The Buckeyes hardly won style points from box score-watchers, but as Meyer said post game, "I challenge any team in the country that wants to, go ahead and schedule this one in November whatever it is against a very good team." So the winter conditions made their mark, but the Buckeyes still beat another top-25 opponent in a game that wasn't as close as the score made it seem.
And they did it in record-breaking style. J.T. Barrett has more touchdowns than any other Buckeye quarterback and more than any quarterback in the FBS in their first ten games. Oh, and he also had the longest run for a Buckeye quarterback ever.
Ohio State was the much better team
Minnesota certainly made a game of it, but that was almost entirely due to three critical Buckeye turnovers, all of which led to Gopher touchdowns. Discounting those three turnovers is the same as ignoring the explosive passes the defense allowed from Cincinnati, but the offensive and defensive metrics nonetheless make this look like a blowout:
|Rushing yards per play||Passing yards per play||Points per possession||Points per play|
Even in the overall efficiency numbers it is easy to see how the three turnovers impacted the Buckeyes' scoring. Ohio State dominated the yards per play numbers but were much closer to the Gophers in the points statistics. While the offense did have three three-and-outs, the Buckeyes were able to move the ball consistently on almost every other drive.
Neither Elliott nor Barrett were that efficient running the ball (their success rates were 50% and 58% respectively), but the efficient passing and explosive running made up for average rushing efficiency in admittedly sub-optimal conditions.

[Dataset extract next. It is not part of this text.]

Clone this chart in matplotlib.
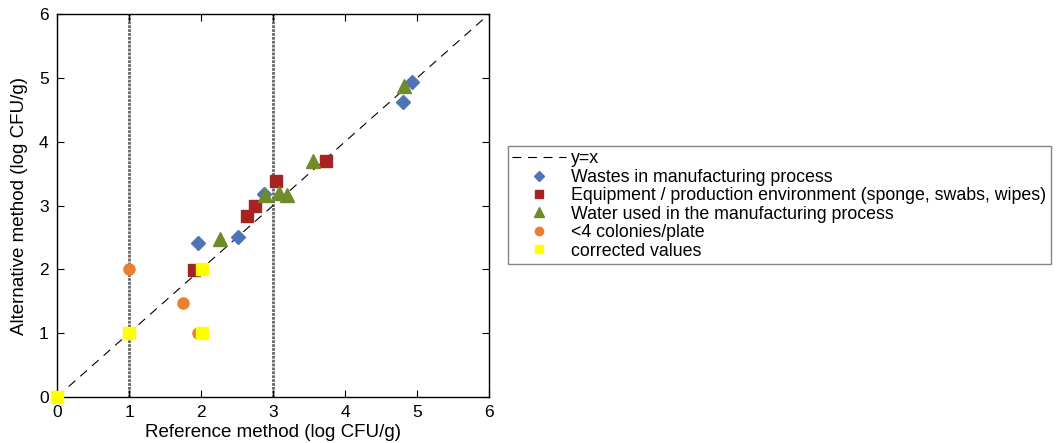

Third downs didn't make sense
It's easy to win games when you're consistently able to convert third downs and string together methodical drives. The Buckeyes did that easily, going 9 for 13 on third downs, but not how they usually do. The Buckeyes have been pretty consistent on early or standard downs, ranking sixth in the country in S&P+ efficiency, so third downs have usually been short-yardage situations for the Buckeyes. However, against the Gophers, the Buckeyes struggled on early downs and averaged 6.2 yards to go on third down. Six of their drives were third and seven or more.
But the crazy thing is that the Buckeyes lived up to their second-ranking in Passing Downs S&P+ by still converting 9 of those 13 attempts. And some of the Buckeyes most explosive plays happened on third down, including Barrett's 86-yard run, his 57-yard pass to Jalin Marshall, a later Barrett 38-yard run, and the 22-yard Evan Spencer screen. The Gophers brought pressure and Barrett had the awareness (and Herman had the plays) to take advantage.
What about Tresselball?
This was not a game that Jim Tressel would have loved (except for the snow and the winning, that is). The Buckeyes went -1 in turnover margin -- their third time of the year with a negative turnover margin -- averaged 6.2 yards to go on third down, and allowed Minnesota an average starting field position of their own 35 yard line. The Gophers had two drives start in Buckeye territory and scored on both of those drives.
The Buckeyes are clearly rounding in to form, but can be beaten by a well-coached team on a day when the Buckeyes have poor special teams play and lose the turnover battle.
Stopping the run is hard
Coming in to this game the Buckeyes' defense had improved to eighth in the country in pass defense, and Chris Ash's difference is clearly seen when Mitch Leidner goes 7/19 for 85 yards (4.5 yards per attempt) and two interceptions. Vonn Bell and the Buckeye secondary turned in a solid performance, positioning themselves well for pass-heavy teams that used to be able to dink-and-dunk their way down the field agains the Buckeyes. In that same metric (Defensive Passing S&P+), the Buckeyes ranked 61st at the end of last season.
But the run defense still leaves a lot to be desired. The Buckeyes entered the Minnesota game as the 50th-best in Rushing S&P+ -- after ranking 58th last season -- and allowed David Cobb to average 5.4 yards per carry. It wasn't a very efficient performance, as Cobb had a 48% success rate, but it was fairly explosive. Cobb could inconsistently gain 8-10 yards per rush, and that killed the Buckeye defense by allowing Minnesota to string together drives that would be otherwise stopped in their tracks.
This is a concern both next week against Indiana running back Tevin Coleman. Coleman ran for 307 yards on 32 carries in the Hoosiers' loss to Rutgers on Saturday (how many teams have a running back cross the 300-yard mark and still lose?). The Hoosiers are a bad team, but Coleman is dangerous and the Buckeyes defense struggles allowing 7-10 yard gashes. But that is nothing compared to the threat the Buckeyes will likely face in the Big Ten title game against Wisconsin. Melvin Gordon, the new record holder for FBS single game rushing yards, will come hungry against this Buckeye run defense.
But the good news is that the defense is full of playmakers, especially against the pass. Joey Bosa returned to form with 2.5 tackles for loss and 1.5 sacks, Vonn Bell had an interception, two pass breakups, and seven tackles, and Steve Miller recorded a sack and tackle for loss.